BEGIN Extracted information

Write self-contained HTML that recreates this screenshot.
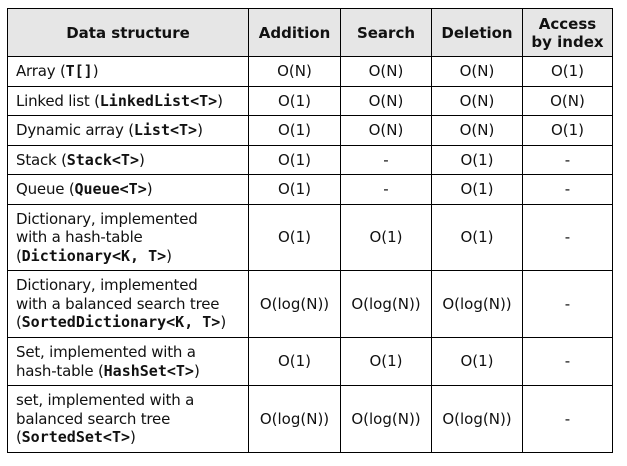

END Extracted information
BEGIN Extracted information

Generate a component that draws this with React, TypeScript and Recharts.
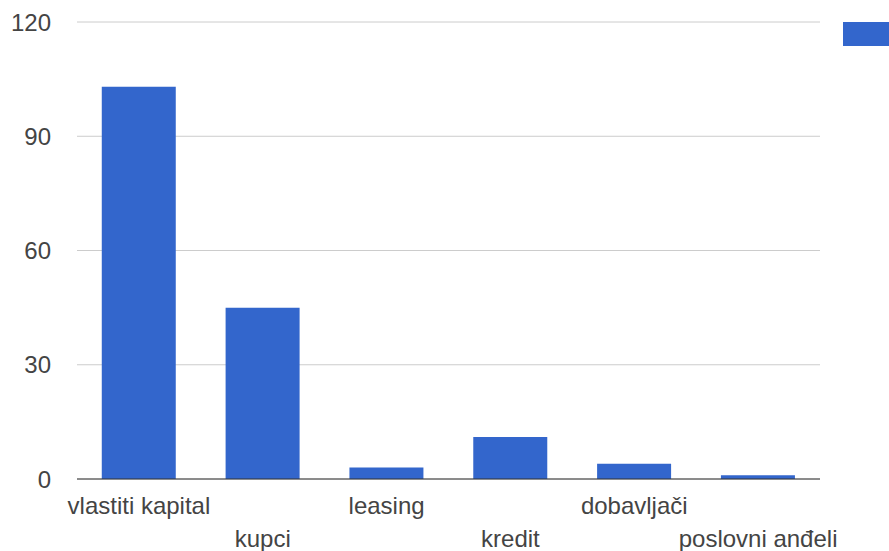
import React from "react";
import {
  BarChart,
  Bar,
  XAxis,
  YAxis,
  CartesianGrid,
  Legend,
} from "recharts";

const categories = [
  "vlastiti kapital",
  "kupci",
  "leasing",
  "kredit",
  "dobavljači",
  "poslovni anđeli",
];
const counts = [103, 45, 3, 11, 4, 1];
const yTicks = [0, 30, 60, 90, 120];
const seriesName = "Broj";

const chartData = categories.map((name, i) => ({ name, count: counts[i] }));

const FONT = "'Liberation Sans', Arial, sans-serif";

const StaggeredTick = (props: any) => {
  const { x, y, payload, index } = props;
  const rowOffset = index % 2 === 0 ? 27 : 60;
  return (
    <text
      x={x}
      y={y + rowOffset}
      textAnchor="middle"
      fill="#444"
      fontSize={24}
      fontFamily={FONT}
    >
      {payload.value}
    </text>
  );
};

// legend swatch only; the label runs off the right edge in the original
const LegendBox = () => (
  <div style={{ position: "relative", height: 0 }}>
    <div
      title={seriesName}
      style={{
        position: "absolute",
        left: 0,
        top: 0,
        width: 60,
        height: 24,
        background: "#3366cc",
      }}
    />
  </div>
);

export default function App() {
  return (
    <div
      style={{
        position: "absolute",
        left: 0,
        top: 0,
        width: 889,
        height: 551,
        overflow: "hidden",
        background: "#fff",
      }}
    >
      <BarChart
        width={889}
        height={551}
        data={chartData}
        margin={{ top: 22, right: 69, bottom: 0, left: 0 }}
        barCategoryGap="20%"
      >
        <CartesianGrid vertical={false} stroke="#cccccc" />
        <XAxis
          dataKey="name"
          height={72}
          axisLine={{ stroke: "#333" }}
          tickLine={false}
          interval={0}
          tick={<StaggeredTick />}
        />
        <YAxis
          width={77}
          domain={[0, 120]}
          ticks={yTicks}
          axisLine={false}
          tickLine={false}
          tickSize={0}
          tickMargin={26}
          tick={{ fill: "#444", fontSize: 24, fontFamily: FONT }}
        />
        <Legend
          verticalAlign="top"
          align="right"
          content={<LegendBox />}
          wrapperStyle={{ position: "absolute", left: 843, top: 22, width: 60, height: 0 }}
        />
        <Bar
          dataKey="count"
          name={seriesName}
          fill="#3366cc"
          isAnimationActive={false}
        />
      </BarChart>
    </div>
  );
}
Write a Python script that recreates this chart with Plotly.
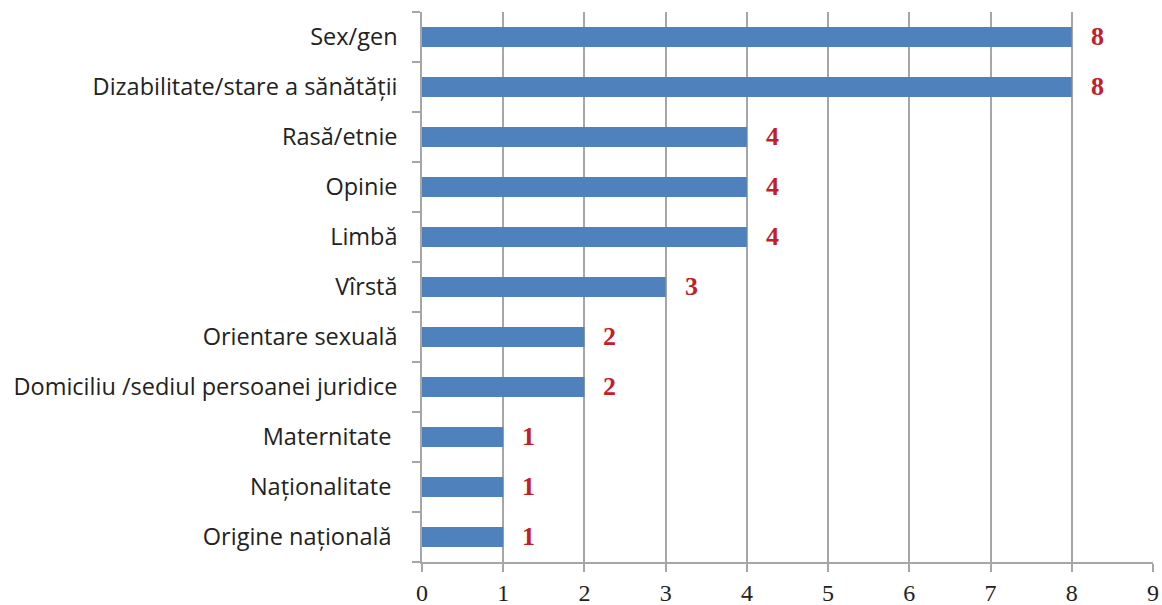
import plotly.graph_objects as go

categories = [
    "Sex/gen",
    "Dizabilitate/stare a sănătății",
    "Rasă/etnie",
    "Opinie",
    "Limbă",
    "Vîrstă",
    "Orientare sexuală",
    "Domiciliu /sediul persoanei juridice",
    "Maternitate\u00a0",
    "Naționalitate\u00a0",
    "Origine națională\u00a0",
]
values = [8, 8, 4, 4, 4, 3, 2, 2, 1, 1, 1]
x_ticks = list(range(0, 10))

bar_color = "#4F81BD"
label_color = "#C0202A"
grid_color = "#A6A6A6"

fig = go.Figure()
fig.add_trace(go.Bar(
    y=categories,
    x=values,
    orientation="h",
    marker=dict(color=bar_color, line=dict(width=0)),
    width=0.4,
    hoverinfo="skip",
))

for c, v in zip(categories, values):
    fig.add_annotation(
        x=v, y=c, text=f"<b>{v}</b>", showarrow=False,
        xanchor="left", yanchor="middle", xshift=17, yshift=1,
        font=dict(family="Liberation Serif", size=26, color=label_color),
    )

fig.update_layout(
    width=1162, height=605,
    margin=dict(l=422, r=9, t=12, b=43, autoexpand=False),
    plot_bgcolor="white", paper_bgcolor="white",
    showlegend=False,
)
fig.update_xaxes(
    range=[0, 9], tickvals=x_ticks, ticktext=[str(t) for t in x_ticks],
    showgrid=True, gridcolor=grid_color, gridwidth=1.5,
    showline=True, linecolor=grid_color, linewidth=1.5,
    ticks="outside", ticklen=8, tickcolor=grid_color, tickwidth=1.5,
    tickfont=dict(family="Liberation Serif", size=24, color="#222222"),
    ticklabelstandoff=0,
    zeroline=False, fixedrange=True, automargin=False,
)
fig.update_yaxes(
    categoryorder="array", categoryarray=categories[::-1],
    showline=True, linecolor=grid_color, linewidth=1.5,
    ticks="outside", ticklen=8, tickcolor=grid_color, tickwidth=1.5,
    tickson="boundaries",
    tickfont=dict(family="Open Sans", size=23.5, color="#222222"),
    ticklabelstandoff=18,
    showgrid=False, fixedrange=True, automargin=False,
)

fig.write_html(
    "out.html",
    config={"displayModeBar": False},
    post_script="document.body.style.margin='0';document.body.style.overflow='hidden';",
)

END Extracted information

*What this task involves*
Your first line is the one with "Write a Python", and your last is the one with "x_ticks = list(range(0, 10))". Copy those and every line between them exactly, without any pictures.

*Answer to this exercise*
Write a Python script that recreates this chart with Plotly.
import plotly.graph_objects as go

categories = [
    "Sex/gen",
    "Dizabilitate/stare a sănătății",
    "Rasă/etnie",
    "Opinie",
    "Limbă",
    "Vîrstă",
    "Orientare sexuală",
    "Domiciliu /sediul persoanei juridice",
    "Maternitate\u00a0",
    "Naționalitate\u00a0",
    "Origine națională\u00a0",
]
values = [8, 8, 4, 4, 4, 3, 2, 2, 1, 1, 1]
x_ticks = list(range(0, 10))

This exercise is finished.